4. Mandatory Debtor Education
Under the new bankruptcy law, you can be denied your discharge, under both Chapter 7 and 13 if you have not completed an education course in personal financial management.

5.Time Between Discharge in a New Case
Under the new bankruptcy law, you cannot receive a new Chapter 7 discharge for eight years after you received a discharge in a prior Chapter 7.

6.Exemptions
Your state exemptions were based upon the state of domicile, which is typically the state where you currently live.

Effective April 2005, which state exemptions you may choose is now based upon a complex formula of which state you have lived in the longest during the previous two years. If you have recently moved to Washington from another state, which state exemptions apply may be different. 

7.Documents and Schedules to be Filed
Under the new bankruptcy law, you must file your bankruptcy petition, schedules of all of your assets and liabilities, and a statement of financial affairs. In addition you must file a certificate showing that received credit counseling, proof of the amount of wages you received from your employer within the last 60 days before you filed your bankruptcy case, statement of monthly net income and any anticipated increase in income of expenses after filing, tax returns or transcripts for the most recent tax year and any that are due after you have filed and a photo ID, among other items. Failure to provide the documents within 45 days after the petition has been filed (with a possibility of a 45-day extension) results in automatic dismissal of the case after the time period has passed.

8. Domestic Support Obligations
Most Spousal and Child support obligations were already non-dischargeable. Some forms of property settlements could be discharged under very narrow circumstances.

Under the new bankruptcy law, all Domestic Support Obligations are non-dischargeable, including support assigned to a state agency. In addition, you will have to provide the trustee with information about how to contact your former spouse.

9. Super Discharge under Chapter 13
Certain obligations that might have been non-dischargeable in a Chapter 7 case could sometimes be discharged in a Chapter 13 upon completion of the Plan under the old law.

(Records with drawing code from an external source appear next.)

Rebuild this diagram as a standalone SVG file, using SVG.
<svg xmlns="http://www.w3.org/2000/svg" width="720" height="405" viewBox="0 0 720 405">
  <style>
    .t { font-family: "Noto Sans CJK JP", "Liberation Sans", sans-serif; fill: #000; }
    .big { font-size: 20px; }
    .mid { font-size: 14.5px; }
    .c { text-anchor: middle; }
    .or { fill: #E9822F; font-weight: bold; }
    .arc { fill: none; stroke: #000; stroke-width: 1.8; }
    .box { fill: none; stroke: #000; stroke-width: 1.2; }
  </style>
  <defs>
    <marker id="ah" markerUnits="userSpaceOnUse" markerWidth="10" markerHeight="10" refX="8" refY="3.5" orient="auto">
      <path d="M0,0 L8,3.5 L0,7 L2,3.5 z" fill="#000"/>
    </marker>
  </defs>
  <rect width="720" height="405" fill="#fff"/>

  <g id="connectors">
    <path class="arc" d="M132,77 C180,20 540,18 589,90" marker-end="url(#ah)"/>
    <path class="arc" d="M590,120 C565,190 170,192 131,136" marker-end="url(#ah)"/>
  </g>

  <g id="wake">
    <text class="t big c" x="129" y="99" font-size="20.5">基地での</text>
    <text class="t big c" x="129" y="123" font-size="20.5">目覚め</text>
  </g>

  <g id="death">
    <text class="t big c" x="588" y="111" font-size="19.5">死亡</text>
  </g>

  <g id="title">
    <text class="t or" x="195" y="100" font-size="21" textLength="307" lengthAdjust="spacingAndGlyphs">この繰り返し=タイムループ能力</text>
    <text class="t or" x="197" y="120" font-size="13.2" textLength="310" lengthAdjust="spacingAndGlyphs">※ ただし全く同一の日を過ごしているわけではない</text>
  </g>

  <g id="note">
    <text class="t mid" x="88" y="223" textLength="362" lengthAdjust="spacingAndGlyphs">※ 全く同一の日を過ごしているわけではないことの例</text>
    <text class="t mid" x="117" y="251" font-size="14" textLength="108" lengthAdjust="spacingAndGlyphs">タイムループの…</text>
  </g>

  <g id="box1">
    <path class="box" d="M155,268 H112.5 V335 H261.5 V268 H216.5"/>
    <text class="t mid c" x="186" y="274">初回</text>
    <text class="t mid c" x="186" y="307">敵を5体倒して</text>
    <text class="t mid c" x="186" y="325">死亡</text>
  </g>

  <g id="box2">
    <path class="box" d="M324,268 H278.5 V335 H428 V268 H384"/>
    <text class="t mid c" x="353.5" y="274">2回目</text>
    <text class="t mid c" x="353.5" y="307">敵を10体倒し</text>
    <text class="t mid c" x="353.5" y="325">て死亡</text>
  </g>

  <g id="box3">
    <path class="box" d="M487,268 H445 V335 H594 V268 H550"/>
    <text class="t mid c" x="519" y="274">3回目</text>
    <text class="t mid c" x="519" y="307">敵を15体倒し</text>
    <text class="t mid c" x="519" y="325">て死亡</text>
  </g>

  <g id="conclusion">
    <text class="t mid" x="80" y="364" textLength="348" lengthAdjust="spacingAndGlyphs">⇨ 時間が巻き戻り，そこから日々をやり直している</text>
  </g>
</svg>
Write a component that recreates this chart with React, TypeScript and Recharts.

Under the new bankruptcy law, the super discharge of a Chapter 13 case is not so super anymore. Debts for trust fund taxes, including state taxes, taxes for which returns were never filed or filed late, taxes for which the debtor made a fraudulent return or evaded taxes; fraud and false statements under §523(a)(2), unscheduled debt under §523(a)(3), defalcation by a fiduciary under §523(a)(4), domestic support payments, student loans, drunk driving injuries, criminal restitution and fines and civil restitutions or damages rewarded for willful or malicious personal actions causing personal injury or death are now excepted from discharge.

10. Asset Protection Trusts
Under the prior federal and Washington state law, transfers of your property to a trust could be reviewed if those transfers occurred within 4 years of your bankruptcy filing

Under the new bankruptcy law, a trustee can avoid any transfer of your property, made within 10 years of the bankruptcy filing, if the transfer was made to a self-settled trust or similar device by the debtor for the benefit of the debtor and the transfer was made with the actual intent it hinder delay or defraud any of your creditors

11. Tax Returns
There were no requirements that all tax returns be filed as part of your bankruptcy under the old law. Many judges would not confirm a Chapter 13 plan if your tax returns are not filed.

Under the new bankruptcy law, you must file all of your back tax returns before the first meeting of creditors, with one short extension. You must provide a copy of your latest tax return or a transcript at least 7 days before the meeting of creditors or the case “shall” be dismissed.

12.Eviction Proceedings
Under the new bankruptcy law, the automatic stay will not prevent an eviction if the landlord had received a judgment from the court prior to filing, even though you may still be occupying the premises at the time of filing. The automatic stay will not prevent an eviction from going forward if you do not pay rent after you file.  The automatic stay will not prevent an eviction from going forward if you have allowed any hazardous or illegal activity to occur in the premises.

13.Dischargeability of Student Loans
Previously, all student loans from governmental programs were non-dischargeable. Student loans from certain for profit institutions and non-governmental entities were dischargeable. Under the new bankruptcy law, all student loans from governmental programs, for profit institutions and non-governmental entities are non-dischargeable.

14.Automatic Stay for Multiple Filings
Under the new bankruptcy law, the automatic stay terminates 30 days after you file bankruptcy if you had one prior case dismissed during the past year. The automatic stay does not apply at all if you had two cases dismissed within the past year.